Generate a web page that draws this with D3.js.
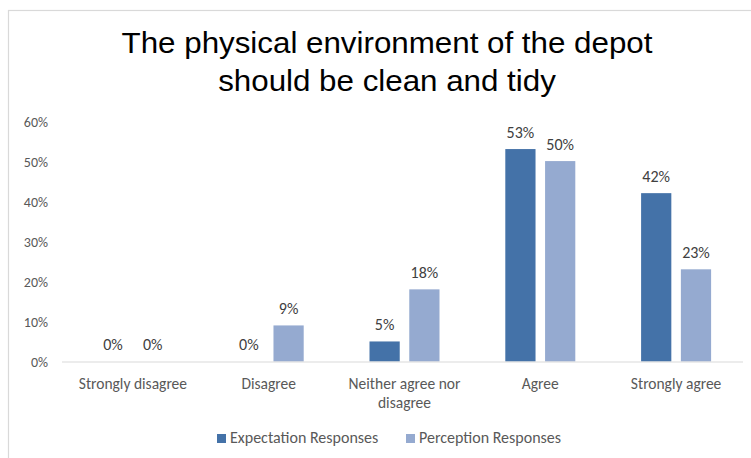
<!DOCTYPE html>
<html>
<head>
<meta charset="utf-8">
<script src="https://cdn.jsdelivr.net/npm/d3@7"></script>
<style>
  html, body { margin: 0; padding: 0; background: #ffffff; }
  svg { display: block; }
</style>
</head>
<body>
<svg id="chart" width="751" height="458"></svg>
<script>
// Survey responses: share of respondents per agreement level
const categories = ["Strongly disagree", "Disagree", "Neither agree nor disagree", "Agree", "Strongly agree"];
const seriesNames = ["Expectation Responses", "Perception Responses"];
const expectationValues = [0, 0, 5, 53, 42];
const perceptionValues = [0, 9, 18, 50, 23];
const yTicks = [0, 10, 20, 30, 40, 50, 60];
const titleLines = ["The physical environment of the depot", "should be clean and tidy"];

const colors = ["#4472a8", "#95aad0"];
const seriesValues = [expectationValues, perceptionValues];

const svg = d3.select("#chart");
const W = 751, H = 458;
const margin = { left: 65, right: 7 };

// Chart area frame
svg.append("rect")
  .attr("x", 8.5).attr("y", 10.5)
  .attr("width", 770).attr("height", 470)
  .attr("fill", "#fff").attr("stroke", "#d9d9d9").attr("stroke-width", 1.2);

// Title (slightly widened horizontally)
const titleG = svg.append("g").attr("transform", "translate(387,0) scale(1.08,1)");
const title = titleG.append("text")
  .attr("text-anchor", "middle")
  .attr("font-family", "'Liberation Sans', Arial, sans-serif")
  .attr("font-size", 29)
  .attr("fill", "#000");
titleLines.forEach((t, i) => {
  title.append("tspan").attr("x", 0).attr("y", 53.5 + i * 37.5).text(t);
});

const x0 = d3.scaleBand()
  .domain(categories)
  .range([margin.left, W - margin.right])
  .paddingInner(0).paddingOuter(0);

const bw = x0.bandwidth();
const groupW = 70;
const x1 = d3.scaleBand()
  .domain(seriesNames)
  .range([(bw - groupW) / 2, (bw + groupW) / 2])
  .paddingInner(0.24);

const y = d3.scaleLinear().domain([0, 60]).range([361.5, 121]);

const tickFont = "Carlito, Lato, 'Liberation Sans', sans-serif";

// Y axis labels (no axis line, no gridlines)
const yAxis = d3.axisLeft(y)
  .tickValues(yTicks)
  .tickFormat(d => d + "%")
  .tickSize(0)
  .tickPadding(0);
const yG = svg.append("g").attr("transform", "translate(48,1)").call(yAxis);
yG.select(".domain").remove();
yG.selectAll("text")
  .attr("font-family", tickFont)
  .attr("font-size", 14)
  .attr("fill", "#595959");

// Bars
const rows = categories.map((c, i) => ({
  category: c,
  values: seriesNames.map((s, j) => ({ series: s, idx: j, value: seriesValues[j][i] }))
}));

const groups = svg.append("g").selectAll("g")
  .data(rows).join("g")
  .attr("transform", d => `translate(${x0(d.category)},0)`);

groups.selectAll("rect")
  .data(d => d.values).join("rect")
  .attr("x", d => x1(d.series))
  .attr("y", d => y(d.value))
  .attr("width", x1.bandwidth())
  .attr("height", d => y(0) - y(d.value))
  .attr("fill", d => colors[d.idx]);

// Value labels
groups.selectAll("text.val")
  .data(d => d.values).join("text")
  .attr("class", "val")
  .attr("x", d => x1(d.series) + x1.bandwidth() / 2)
  .attr("y", d => y(d.value) - 11.5)
  .attr("text-anchor", "middle")
  .attr("font-family", tickFont)
  .attr("font-size", 16)
  .attr("fill", "#404040")
  .text(d => d.value + "%");

// X axis baseline
const xAxis = d3.axisBottom(x0).tickSize(0).tickFormat("");
const xG = svg.append("g").attr("transform", `translate(0,${y(0) + 0.5})`).call(xAxis);
xG.select(".domain").attr("stroke", "#d9d9d9").attr("stroke-width", 1.2)
  .attr("d", `M${margin.left - 3},0H${W - 8}`);

// Category labels (wrapped)
const catLines = {
  "Neither agree nor disagree": ["Neither agree nor", "disagree"]
};
categories.forEach(c => {
  const lines = catLines[c] || [c];
  const t = svg.append("text")
    .attr("text-anchor", "middle")
    .attr("font-family", tickFont)
    .attr("font-size", 15.5)
    .attr("fill", "#595959");
  lines.forEach((l, i) => {
    t.append("tspan")
      .attr("x", x0(c) + bw / 2)
      .attr("y", 389 + i * 18.5)
      .text(l);
  });
});

// Legend
const legend = svg.append("g");
const legendX = [217, 406];
seriesNames.forEach((s, i) => {
  legend.append("rect")
    .attr("x", legendX[i]).attr("y", 434)
    .attr("width", 9).attr("height", 9)
    .attr("fill", colors[i]);
  legend.append("text")
    .attr("x", legendX[i] + 13).attr("y", 443)
    .attr("font-family", tickFont)
    .attr("font-size", 16)
    .attr("fill", "#595959")
    .text(s);
});
</script>
</body>
</html>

━━━━━━━━━━━━━━━━

*Directions for this task*. Repeat the lines above exactly, and keep every picture out.

*Output for this exercise*.
Generate a web page that draws this with D3.js.
<!DOCTYPE html>
<html>
<head>
<meta charset="utf-8">
<script src="https://cdn.jsdelivr.net/npm/d3@7"></script>
<style>
  html, body { margin: 0; padding: 0; background: #ffffff; }
  svg { display: block; }
</style>
</head>
<body>
<svg id="chart" width="751" height="458"></svg>
<script>
// Survey responses: share of respondents per agreement level
const categories = ["Strongly disagree", "Disagree", "Neither agree nor disagree", "Agree", "Strongly agree"];
const seriesNames = ["Expectation Responses", "Perception Responses"];
const expectationValues = [0, 0, 5, 53, 42];
const perceptionValues = [0, 9, 18, 50, 23];
const yTicks = [0, 10, 20, 30, 40, 50, 60];
const titleLines = ["The physical environment of the depot", "should be clean and tidy"];

const colors = ["#4472a8", "#95aad0"];
const seriesValues = [expectationValues, perceptionValues];

const svg = d3.select("#chart");
const W = 751, H = 458;
const margin = { left: 65, right: 7 };

// Chart area frame
svg.append("rect")
  .attr("x", 8.5).attr("y", 10.5)
  .attr("width", 770).attr("height", 470)
  .attr("fill", "#fff").attr("stroke", "#d9d9d9").attr("stroke-width", 1.2);

// Title (slightly widened horizontally)
const titleG = svg.append("g").attr("transform", "translate(387,0) scale(1.08,1)");
const title = titleG.append("text")
  .attr("text-anchor", "middle")
  .attr("font-family", "'Liberation Sans', Arial, sans-serif")
  .attr("font-size", 29)
  .attr("fill", "#000");
titleLines.forEach((t, i) => {
  title.append("tspan").attr("x", 0).attr("y", 53.5 + i * 37.5).text(t);
});

const x0 = d3.scaleBand()
  .domain(categories)
  .range([margin.left, W - margin.right])
  .paddingInner(0).paddingOuter(0);

const bw = x0.bandwidth();
const groupW = 70;
const x1 = d3.scaleBand()
  .domain(seriesNames)
  .range([(bw - groupW) / 2, (bw + groupW) / 2])
  .paddingInner(0.24);

const y = d3.scaleLinear().domain([0, 60]).range([361.5, 121]);

const tickFont = "Carlito, Lato, 'Liberation Sans', sans-serif";

// Y axis labels (no axis line, no gridlines)
const yAxis = d3.axisLeft(y)
  .tickValues(yTicks)
  .tickFormat(d => d + "%")
  .tickSize(0)
  .tickPadding(0);
const yG = svg.append("g").attr("transform", "translate(48,1)").call(yAxis);
yG.select(".domain").remove();
yG.selectAll("text")
  .attr("font-family", tickFont)
  .attr("font-size", 14)
  .attr("fill", "#595959");

// Bars
const rows = categories.map((c, i) => ({
  category: c,
  values: seriesNames.map((s, j) => ({ series: s, idx: j, value: seriesValues[j][i] }))
}));

const groups = svg.append("g").selectAll("g")
  .data(rows).join("g")
  .attr("transform", d => `translate(${x0(d.category)},0)`);

groups.selectAll("rect")
  .data(d => d.values).join("rect")
  .attr("x", d => x1(d.series))
  .attr("y", d => y(d.value))
  .attr("width", x1.bandwidth())
  .attr("height", d => y(0) - y(d.value))
  .attr("fill", d => colors[d.idx]);

// Value labels
groups.selectAll("text.val")
  .data(d => d.values).join("text")
  .attr("class", "val")
  .attr("x", d => x1(d.series) + x1.bandwidth() / 2)
  .attr("y", d => y(d.value) - 11.5)
  .attr("text-anchor", "middle")
  .attr("font-family", tickFont)
  .attr("font-size", 16)
  .attr("fill", "#404040")
  .text(d => d.value + "%");

// X axis baseline
const xAxis = d3.axisBottom(x0).tickSize(0).tickFormat("");
const xG = svg.append("g").attr("transform", `translate(0,${y(0) + 0.5})`).call(xAxis);
xG.select(".domain").attr("stroke", "#d9d9d9").attr("stroke-width", 1.2)
  .attr("d", `M${margin.left - 3},0H${W - 8}`);

// Category labels (wrapped)
const catLines = {
  "Neither agree nor disagree": ["Neither agree nor", "disagree"]
};
categories.forEach(c => {
  const lines = catLines[c] || [c];
  const t = svg.append("text")
    .attr("text-anchor", "middle")
    .attr("font-family", tickFont)
    .attr("font-size", 15.5)
    .attr("fill", "#595959");
  lines.forEach((l, i) => {
    t.append("tspan")
      .attr("x", x0(c) + bw / 2)
      .attr("y", 389 + i * 18.5)
      .text(l);
  });
});

// Legend
const legend = svg.append("g");
const legendX = [217, 406];
seriesNames.forEach((s, i) => {
  legend.append("rect")
    .attr("x", legendX[i]).attr("y", 434)
    .attr("width", 9).attr("height", 9)
    .attr("fill", colors[i]);
  legend.append("text")
    .attr("x", legendX[i] + 13).attr("y", 443)
    .attr("font-family", tickFont)
    .attr("font-size", 16)
    .attr("fill", "#595959")
    .text(s);
});
</script>
</body>
</html>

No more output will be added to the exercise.